Written problem -
Copy the material that follows word for word and omit its pictures.

Data block -
━━━━━━━━━━━━━━━━━━━━━━━━━━━━━━

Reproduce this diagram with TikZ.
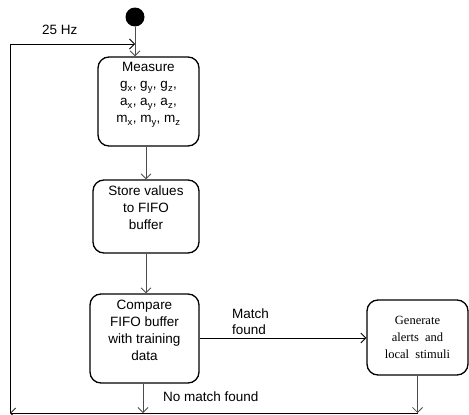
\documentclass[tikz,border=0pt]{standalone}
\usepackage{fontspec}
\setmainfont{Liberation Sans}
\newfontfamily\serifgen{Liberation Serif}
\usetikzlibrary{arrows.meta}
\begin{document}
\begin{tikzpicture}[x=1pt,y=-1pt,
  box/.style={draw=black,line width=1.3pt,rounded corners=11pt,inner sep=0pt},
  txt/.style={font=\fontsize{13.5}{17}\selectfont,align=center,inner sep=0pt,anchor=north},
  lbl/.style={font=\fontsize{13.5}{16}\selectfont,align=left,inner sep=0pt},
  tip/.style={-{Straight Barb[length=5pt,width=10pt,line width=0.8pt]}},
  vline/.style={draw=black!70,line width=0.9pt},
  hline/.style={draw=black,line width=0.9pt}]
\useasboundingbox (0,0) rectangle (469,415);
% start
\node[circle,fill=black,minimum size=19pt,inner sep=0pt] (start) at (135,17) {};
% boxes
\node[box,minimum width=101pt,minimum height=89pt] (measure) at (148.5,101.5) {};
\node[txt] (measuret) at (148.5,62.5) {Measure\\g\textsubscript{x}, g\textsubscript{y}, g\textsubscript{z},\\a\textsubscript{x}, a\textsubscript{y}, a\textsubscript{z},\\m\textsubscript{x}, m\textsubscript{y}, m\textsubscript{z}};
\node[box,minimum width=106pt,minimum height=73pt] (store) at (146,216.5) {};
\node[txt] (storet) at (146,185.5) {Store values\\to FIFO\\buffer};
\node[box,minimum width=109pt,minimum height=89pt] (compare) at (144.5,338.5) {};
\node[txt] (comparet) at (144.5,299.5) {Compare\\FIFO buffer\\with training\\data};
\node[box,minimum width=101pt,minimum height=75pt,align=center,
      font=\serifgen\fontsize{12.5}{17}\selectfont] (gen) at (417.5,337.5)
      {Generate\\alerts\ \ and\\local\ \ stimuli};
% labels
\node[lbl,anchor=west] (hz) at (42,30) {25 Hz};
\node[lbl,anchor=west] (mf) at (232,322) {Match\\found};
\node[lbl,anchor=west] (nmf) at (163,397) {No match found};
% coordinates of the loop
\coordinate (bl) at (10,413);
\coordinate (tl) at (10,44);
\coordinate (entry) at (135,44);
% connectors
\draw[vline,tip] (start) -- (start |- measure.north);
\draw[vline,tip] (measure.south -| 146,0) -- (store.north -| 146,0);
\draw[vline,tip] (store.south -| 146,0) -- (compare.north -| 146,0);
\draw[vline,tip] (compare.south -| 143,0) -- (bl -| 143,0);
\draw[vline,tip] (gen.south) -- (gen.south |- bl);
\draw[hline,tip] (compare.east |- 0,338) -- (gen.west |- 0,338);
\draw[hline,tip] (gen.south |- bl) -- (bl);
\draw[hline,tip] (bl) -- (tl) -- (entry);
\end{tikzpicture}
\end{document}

━━━━━━━━━━━━━━━━━━━━━━━━━━━━━━

Written response -
Reproduce this diagram with TikZ.
\documentclass[tikz,border=0pt]{standalone}
\usepackage{fontspec}
\setmainfont{Liberation Sans}
\newfontfamily\serifgen{Liberation Serif}
\usetikzlibrary{arrows.meta}
\begin{document}
\begin{tikzpicture}[x=1pt,y=-1pt,
  box/.style={draw=black,line width=1.3pt,rounded corners=11pt,inner sep=0pt},
  txt/.style={font=\fontsize{13.5}{17}\selectfont,align=center,inner sep=0pt,anchor=north},
  lbl/.style={font=\fontsize{13.5}{16}\selectfont,align=left,inner sep=0pt},
  tip/.style={-{Straight Barb[length=5pt,width=10pt,line width=0.8pt]}},
  vline/.style={draw=black!70,line width=0.9pt},
  hline/.style={draw=black,line width=0.9pt}]
\useasboundingbox (0,0) rectangle (469,415);
% start
\node[circle,fill=black,minimum size=19pt,inner sep=0pt] (start) at (135,17) {};
% boxes
\node[box,minimum width=101pt,minimum height=89pt] (measure) at (148.5,101.5) {};
\node[txt] (measuret) at (148.5,62.5) {Measure\\g\textsubscript{x}, g\textsubscript{y}, g\textsubscript{z},\\a\textsubscript{x}, a\textsubscript{y}, a\textsubscript{z},\\m\textsubscript{x}, m\textsubscript{y}, m\textsubscript{z}};
\node[box,minimum width=106pt,minimum height=73pt] (store) at (146,216.5) {};
\node[txt] (storet) at (146,185.5) {Store values\\to FIFO\\buffer};
\node[box,minimum width=109pt,minimum height=89pt] (compare) at (144.5,338.5) {};
\node[txt] (comparet) at (144.5,299.5) {Compare\\FIFO buffer\\with training\\data};
\node[box,minimum width=101pt,minimum height=75pt,align=center,
      font=\serifgen\fontsize{12.5}{17}\selectfont] (gen) at (417.5,337.5)
      {Generate\\alerts\ \ and\\local\ \ stimuli};
% labels
\node[lbl,anchor=west] (hz) at (42,30) {25 Hz};
\node[lbl,anchor=west] (mf) at (232,322) {Match\\found};
\node[lbl,anchor=west] (nmf) at (163,397) {No match found};
% coordinates of the loop
\coordinate (bl) at (10,413);
\coordinate (tl) at (10,44);
\coordinate (entry) at (135,44);
% connectors
\draw[vline,tip] (start) -- (start |- measure.north);
\draw[vline,tip] (measure.south -| 146,0) -- (store.north -| 146,0);
\draw[vline,tip] (store.south -| 146,0) -- (compare.north -| 146,0);
\draw[vline,tip] (compare.south -| 143,0) -- (bl -| 143,0);
\draw[vline,tip] (gen.south) -- (gen.south |- bl);
\draw[hline,tip] (compare.east |- 0,338) -- (gen.west |- 0,338);
\draw[hline,tip] (gen.south |- bl) -- (bl);
\draw[hline,tip] (bl) -- (tl) -- (entry);
\end{tikzpicture}
\end{document}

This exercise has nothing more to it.